◆ What the task requires
Copy out the material below in full, but not its images.

+ + + + +

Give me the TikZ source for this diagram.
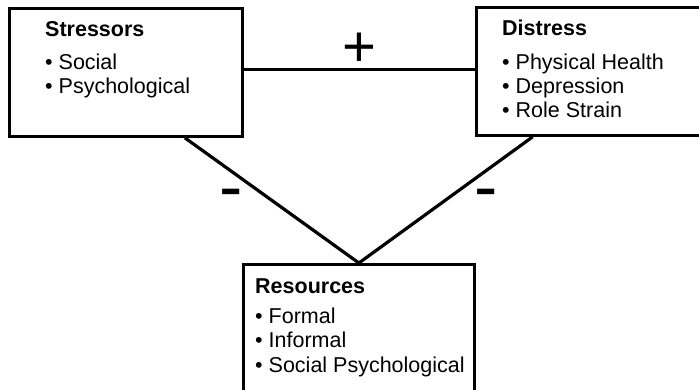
\documentclass[tikz,border=0pt]{standalone}
\usepackage{fontspec}
\setmainfont{Liberation Sans}
\usetikzlibrary{calc}
\begin{document}
\begin{tikzpicture}[x=1pt,y=-1pt,
  box/.style={draw=black, line width=2.8pt, inner sep=0pt, anchor=north west},
  link/.style={draw=black, line width=3.2pt},
  item/.style={inner sep=0pt, anchor=base west, font=\fontsize{21.5}{24}\selectfont},
  head/.style={item, font=\fontsize{21.5}{24}\selectfont\bfseries},
  sign/.style={inner sep=0pt, anchor=center}]
\useasboundingbox (0,0) rectangle (699,389);

% boxes
\node[box, minimum width=233pt, minimum height=128pt] (stress) at (8,7) {};
\node[box, minimum width=228pt, minimum height=128pt] (distress) at (475,6) {};
\node[box, minimum width=231pt, minimum height=140pt] (res) at (242,263) {};

% Stressors
\node[head] (st0) at (45,36) {Stressors};
\node[item] (st1) at (45,69) {• Social};
\node[item] (st2) at (45,93) {• Psychological};

% Distress
\node[head] (di0) at (502,35) {Distress};
\node[item] (di1) at (502,69) {• Physical Health};
\node[item] (di2) at (502,93) {• Depression};
\node[item] (di3) at (502,117) {• Role Strain};

% Resources
\node[head] (re0) at (255,293) {Resources};
\node[item] (re1) at (255,323) {• Formal};
\node[item] (re2) at (255,347.5) {• Informal};
\node[item] (re3) at (255,372) {• Social Psychological};

% connectors
\draw[link] ([yshift=3pt]stress.east) -- ([yshift=3pt]stress.east -| distress.west);
\draw[link] ($(stress.south west)!0.75!(stress.south east)$) -- (res.north);
\draw[link] ($(distress.south west)!0.25!(distress.south east)$) -- (res.north);

% signs
\node[sign, font=\fontsize{58}{58}\selectfont] (plus) at (359,50) {+};
\node[sign, font=\fontsize{70}{70}\selectfont] (minusl) at (231,200) {-};
\node[sign, font=\fontsize{70}{70}\selectfont] (minusr) at (486,200) {-};
\end{tikzpicture}
\end{document}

+ + + + +

◆ Finished exercise
Give me the TikZ source for this diagram.
\documentclass[tikz,border=0pt]{standalone}
\usepackage{fontspec}
\setmainfont{Liberation Sans}
\usetikzlibrary{calc}
\begin{document}
\begin{tikzpicture}[x=1pt,y=-1pt,
  box/.style={draw=black, line width=2.8pt, inner sep=0pt, anchor=north west},
  link/.style={draw=black, line width=3.2pt},
  item/.style={inner sep=0pt, anchor=base west, font=\fontsize{21.5}{24}\selectfont},
  head/.style={item, font=\fontsize{21.5}{24}\selectfont\bfseries},
  sign/.style={inner sep=0pt, anchor=center}]
\useasboundingbox (0,0) rectangle (699,389);

% boxes
\node[box, minimum width=233pt, minimum height=128pt] (stress) at (8,7) {};
\node[box, minimum width=228pt, minimum height=128pt] (distress) at (475,6) {};
\node[box, minimum width=231pt, minimum height=140pt] (res) at (242,263) {};

% Stressors
\node[head] (st0) at (45,36) {Stressors};
\node[item] (st1) at (45,69) {• Social};
\node[item] (st2) at (45,93) {• Psychological};

% Distress
\node[head] (di0) at (502,35) {Distress};
\node[item] (di1) at (502,69) {• Physical Health};
\node[item] (di2) at (502,93) {• Depression};
\node[item] (di3) at (502,117) {• Role Strain};

% Resources
\node[head] (re0) at (255,293) {Resources};
\node[item] (re1) at (255,323) {• Formal};
\node[item] (re2) at (255,347.5) {• Informal};
\node[item] (re3) at (255,372) {• Social Psychological};

% connectors
\draw[link] ([yshift=3pt]stress.east) -- ([yshift=3pt]stress.east -| distress.west);
\draw[link] ($(stress.south west)!0.75!(stress.south east)$) -- (res.north);
\draw[link] ($(distress.south west)!0.25!(distress.south east)$) -- (res.north);

% signs
\node[sign, font=\fontsize{58}{58}\selectfont] (plus) at (359,50) {+};
\node[sign, font=\fontsize{70}{70}\selectfont] (minusl) at (231,200) {-};
\node[sign, font=\fontsize{70}{70}\selectfont] (minusr) at (486,200) {-};
\end{tikzpicture}
\end{document}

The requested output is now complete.